Give the customer Y valued coin.
withdraw(X-Y);
}
Now Sultan can withdraw any amount of money from the Bank. He should maximize the number of different coins that he can collect in a single withdrawal.
Input:
First line of the input contains T the number of test cases. Each of the test cases starts with n (1≤n≤1000), the number of different types of coin. Next line contains n integers C1, C2, ... , Cn the value of each coin type. C1<C2<C3< … <Cn<1000000000. C1 equals to 1.
Output:
For each test case output one line denoting the maximum number of coins that Sultan can collect in a single withdrawal. He can withdraw infinite amount of money from the Bank.
|
Sample Input |
Sample Output |
|
2 6 1 2 4 8 16 32 6 1 3 6 8 15 20
|
6 4
|
Problemsetter: Abdullah Al Mahmud
Special Thanks To: Mohammad Mahmudur Rahman
一般常用的找錢方式,先找最大幣值的鈔票去找,現在要求找到最多不同種的硬幣。
題目解法:
原本想說窮舉一下,但這樣會跑太慢。
那麼轉換一下思路,因此當我們讀到 1 3 6 時,我們可以知道 10 元可以換到 3 種不同。
但是如果是 1 3 6 8 時,6 這種幣值的硬幣會(1+1+6 = 8)可能會消失,最多是 1 3 8 時。

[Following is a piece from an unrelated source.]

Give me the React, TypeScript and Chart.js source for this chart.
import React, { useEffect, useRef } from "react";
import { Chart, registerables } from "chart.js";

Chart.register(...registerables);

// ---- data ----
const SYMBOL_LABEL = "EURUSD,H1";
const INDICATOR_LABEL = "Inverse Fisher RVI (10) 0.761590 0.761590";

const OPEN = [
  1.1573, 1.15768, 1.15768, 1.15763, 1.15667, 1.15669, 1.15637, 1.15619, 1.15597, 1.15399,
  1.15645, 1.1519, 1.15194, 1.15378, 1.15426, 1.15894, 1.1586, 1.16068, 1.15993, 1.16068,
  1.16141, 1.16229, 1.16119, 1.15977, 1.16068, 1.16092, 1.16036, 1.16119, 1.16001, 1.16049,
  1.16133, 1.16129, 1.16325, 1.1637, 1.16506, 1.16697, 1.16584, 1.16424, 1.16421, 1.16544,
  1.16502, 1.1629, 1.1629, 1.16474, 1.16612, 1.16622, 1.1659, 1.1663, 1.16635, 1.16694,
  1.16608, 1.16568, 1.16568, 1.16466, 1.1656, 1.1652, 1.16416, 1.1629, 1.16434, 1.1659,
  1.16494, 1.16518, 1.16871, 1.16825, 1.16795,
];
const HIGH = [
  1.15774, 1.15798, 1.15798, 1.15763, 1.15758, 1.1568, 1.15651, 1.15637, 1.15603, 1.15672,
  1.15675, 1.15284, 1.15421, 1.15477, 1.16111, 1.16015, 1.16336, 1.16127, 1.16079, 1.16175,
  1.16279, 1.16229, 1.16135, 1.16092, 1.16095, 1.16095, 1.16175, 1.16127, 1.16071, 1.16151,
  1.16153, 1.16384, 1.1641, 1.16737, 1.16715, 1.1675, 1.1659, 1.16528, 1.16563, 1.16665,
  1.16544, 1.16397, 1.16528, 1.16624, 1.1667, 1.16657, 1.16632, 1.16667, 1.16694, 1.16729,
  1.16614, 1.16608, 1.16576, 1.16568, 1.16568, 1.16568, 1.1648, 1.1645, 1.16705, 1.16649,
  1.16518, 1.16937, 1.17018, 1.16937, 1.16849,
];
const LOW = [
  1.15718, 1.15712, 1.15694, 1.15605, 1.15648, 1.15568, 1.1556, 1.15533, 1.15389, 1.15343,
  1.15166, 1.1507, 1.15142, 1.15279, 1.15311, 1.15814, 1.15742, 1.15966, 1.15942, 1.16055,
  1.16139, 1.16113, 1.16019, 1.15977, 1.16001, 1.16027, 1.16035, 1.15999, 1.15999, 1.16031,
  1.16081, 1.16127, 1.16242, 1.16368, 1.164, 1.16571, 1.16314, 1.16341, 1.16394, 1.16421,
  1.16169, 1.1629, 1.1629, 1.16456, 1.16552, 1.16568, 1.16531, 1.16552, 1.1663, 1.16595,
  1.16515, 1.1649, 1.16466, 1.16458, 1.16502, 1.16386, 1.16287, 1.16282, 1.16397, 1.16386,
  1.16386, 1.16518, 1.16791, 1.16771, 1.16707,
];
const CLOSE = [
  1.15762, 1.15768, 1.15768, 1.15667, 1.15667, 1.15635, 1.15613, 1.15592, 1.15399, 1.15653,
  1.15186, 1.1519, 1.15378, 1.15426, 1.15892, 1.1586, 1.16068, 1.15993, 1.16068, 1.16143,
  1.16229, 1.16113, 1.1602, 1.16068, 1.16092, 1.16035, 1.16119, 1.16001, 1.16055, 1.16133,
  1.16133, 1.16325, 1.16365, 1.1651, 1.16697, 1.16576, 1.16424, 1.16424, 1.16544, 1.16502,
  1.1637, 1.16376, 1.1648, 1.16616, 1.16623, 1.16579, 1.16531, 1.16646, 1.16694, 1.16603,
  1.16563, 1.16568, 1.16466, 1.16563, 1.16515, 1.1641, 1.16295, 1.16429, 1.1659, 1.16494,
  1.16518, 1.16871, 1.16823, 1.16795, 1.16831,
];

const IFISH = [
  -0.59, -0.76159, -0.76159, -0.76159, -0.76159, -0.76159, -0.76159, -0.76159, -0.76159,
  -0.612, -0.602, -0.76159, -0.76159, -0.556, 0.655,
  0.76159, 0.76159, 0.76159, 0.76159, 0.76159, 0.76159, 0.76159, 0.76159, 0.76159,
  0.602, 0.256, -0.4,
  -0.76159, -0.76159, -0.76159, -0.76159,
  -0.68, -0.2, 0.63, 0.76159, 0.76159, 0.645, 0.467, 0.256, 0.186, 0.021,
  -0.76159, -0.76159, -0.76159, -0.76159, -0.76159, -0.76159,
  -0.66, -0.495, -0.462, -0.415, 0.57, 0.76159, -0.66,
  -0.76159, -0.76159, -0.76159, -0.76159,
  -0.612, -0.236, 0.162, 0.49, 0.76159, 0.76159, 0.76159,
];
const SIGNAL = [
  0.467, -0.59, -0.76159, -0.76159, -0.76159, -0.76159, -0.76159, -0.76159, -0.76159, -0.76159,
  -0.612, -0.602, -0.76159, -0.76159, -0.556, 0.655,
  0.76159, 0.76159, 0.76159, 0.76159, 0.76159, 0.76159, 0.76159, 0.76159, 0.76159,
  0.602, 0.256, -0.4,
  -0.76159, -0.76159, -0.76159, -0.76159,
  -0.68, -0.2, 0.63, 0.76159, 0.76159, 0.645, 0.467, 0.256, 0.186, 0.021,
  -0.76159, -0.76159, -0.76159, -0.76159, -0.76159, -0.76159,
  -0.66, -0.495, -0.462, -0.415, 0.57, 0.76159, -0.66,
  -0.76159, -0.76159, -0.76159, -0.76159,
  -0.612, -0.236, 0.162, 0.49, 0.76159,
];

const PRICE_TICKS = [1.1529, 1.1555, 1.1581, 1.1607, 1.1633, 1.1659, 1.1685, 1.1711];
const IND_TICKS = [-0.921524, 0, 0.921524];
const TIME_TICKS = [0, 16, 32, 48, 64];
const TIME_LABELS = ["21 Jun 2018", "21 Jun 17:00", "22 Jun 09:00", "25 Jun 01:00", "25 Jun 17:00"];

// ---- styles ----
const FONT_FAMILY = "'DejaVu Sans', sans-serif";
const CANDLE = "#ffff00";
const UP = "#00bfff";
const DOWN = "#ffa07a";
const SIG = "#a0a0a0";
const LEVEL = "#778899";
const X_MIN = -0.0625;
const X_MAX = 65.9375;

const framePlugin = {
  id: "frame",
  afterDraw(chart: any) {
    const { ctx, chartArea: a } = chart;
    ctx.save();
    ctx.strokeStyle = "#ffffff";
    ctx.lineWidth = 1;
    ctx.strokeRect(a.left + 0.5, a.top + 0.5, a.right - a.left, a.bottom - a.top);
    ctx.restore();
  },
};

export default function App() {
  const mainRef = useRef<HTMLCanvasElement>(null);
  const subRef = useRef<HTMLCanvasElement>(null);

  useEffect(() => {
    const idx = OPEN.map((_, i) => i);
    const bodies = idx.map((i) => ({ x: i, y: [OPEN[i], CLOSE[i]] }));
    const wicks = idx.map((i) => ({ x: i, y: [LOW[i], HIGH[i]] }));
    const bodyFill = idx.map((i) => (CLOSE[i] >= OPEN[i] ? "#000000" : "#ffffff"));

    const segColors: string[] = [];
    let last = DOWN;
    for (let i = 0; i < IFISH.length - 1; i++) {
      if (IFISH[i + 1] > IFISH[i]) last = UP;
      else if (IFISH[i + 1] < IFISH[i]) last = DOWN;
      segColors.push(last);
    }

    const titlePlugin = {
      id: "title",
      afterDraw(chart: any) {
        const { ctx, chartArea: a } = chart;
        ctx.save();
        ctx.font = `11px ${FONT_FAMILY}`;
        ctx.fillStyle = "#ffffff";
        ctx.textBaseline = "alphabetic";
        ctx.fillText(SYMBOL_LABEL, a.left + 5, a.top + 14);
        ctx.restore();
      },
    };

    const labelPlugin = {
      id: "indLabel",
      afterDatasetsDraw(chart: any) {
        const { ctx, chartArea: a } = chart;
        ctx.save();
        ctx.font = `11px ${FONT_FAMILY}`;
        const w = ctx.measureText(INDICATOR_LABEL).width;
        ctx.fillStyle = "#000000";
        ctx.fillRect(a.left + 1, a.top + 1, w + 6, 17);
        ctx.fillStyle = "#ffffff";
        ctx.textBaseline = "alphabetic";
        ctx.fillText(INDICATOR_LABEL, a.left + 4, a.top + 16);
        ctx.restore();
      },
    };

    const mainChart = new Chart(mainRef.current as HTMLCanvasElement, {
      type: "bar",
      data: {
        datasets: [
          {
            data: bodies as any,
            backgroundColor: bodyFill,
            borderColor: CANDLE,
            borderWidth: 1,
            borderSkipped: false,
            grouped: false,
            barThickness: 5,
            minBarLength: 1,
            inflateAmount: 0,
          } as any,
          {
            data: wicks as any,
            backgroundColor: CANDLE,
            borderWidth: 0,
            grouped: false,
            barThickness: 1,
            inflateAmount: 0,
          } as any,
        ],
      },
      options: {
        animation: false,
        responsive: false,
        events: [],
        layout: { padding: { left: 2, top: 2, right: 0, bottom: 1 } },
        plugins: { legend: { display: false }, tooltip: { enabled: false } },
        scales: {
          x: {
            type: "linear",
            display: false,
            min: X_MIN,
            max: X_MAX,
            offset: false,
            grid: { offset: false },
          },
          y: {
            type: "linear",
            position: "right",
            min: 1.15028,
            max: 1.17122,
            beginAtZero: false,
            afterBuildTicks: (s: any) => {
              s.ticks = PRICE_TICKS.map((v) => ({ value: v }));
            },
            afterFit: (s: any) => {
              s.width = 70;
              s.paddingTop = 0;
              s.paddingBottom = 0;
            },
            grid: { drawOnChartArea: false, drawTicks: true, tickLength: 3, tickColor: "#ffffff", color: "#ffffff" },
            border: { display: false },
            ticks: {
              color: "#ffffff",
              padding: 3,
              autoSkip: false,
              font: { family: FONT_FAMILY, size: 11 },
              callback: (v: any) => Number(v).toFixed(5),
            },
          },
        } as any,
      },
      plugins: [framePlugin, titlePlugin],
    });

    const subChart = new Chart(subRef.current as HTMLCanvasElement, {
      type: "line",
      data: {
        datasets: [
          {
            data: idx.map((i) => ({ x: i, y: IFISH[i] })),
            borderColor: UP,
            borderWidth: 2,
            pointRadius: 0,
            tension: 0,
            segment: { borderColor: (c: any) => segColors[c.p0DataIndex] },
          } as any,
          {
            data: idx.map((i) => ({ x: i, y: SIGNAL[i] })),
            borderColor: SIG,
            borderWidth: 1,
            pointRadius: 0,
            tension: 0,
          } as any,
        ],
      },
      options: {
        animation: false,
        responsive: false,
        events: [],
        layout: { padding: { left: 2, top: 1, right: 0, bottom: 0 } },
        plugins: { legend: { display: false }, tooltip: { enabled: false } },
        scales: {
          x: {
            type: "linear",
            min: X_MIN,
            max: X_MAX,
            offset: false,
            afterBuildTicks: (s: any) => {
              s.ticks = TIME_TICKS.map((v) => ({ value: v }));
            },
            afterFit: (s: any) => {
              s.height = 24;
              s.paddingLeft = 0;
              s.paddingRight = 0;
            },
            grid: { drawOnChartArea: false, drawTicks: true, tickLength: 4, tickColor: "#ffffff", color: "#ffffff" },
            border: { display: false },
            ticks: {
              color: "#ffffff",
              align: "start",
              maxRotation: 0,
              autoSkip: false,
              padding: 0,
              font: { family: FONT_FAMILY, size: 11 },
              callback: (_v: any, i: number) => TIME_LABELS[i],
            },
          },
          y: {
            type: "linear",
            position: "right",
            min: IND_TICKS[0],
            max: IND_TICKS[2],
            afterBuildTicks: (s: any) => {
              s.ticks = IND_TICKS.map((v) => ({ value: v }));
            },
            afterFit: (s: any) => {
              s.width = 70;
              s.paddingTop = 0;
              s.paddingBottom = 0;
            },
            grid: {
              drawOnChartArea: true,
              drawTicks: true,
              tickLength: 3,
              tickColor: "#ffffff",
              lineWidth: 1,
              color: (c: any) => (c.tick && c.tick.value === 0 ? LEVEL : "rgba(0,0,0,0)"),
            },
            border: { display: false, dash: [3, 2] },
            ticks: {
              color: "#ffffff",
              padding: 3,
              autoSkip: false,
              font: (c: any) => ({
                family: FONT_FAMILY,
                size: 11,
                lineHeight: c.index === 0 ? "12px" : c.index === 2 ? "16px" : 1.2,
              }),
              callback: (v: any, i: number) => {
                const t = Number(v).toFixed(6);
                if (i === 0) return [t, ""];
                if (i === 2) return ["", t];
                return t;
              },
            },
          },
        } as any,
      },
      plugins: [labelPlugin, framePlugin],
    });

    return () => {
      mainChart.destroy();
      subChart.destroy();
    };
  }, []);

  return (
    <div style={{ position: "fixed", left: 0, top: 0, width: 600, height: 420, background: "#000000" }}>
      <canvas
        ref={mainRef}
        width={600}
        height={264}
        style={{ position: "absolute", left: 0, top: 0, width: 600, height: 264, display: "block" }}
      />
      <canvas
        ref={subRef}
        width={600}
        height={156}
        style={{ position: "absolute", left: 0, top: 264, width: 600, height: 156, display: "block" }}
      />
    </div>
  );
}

在考慮 1 3 6 的可換不同種個數時,不會因為後面的幣值受影響。
而在會被換掉的情況,先把最大幣值的消去。
基於這幾種原則,進行 greedy。
#include <stdio.h>
int main() {
int testcase, n, C[1005];
int i, j;
scanf("%d", &testcase);
while(testcase--) {
scanf("%d", &n);
for(i = 0; i < n; i++)
scanf("%d", &C[i]);
long long sum = 0;
int ret = 0;
int stk[1005], stkIdx = -1;
for(i = 0; i < n; i++) {
while(sum >= C[i])
sum -= stk[stkIdx], stkIdx--;
stk[++stkIdx] = C[i];
sum += C[i];
if(stkIdx > ret)
ret = stkIdx;
}
printf("%d\n", ret+1);
}
return 0;
}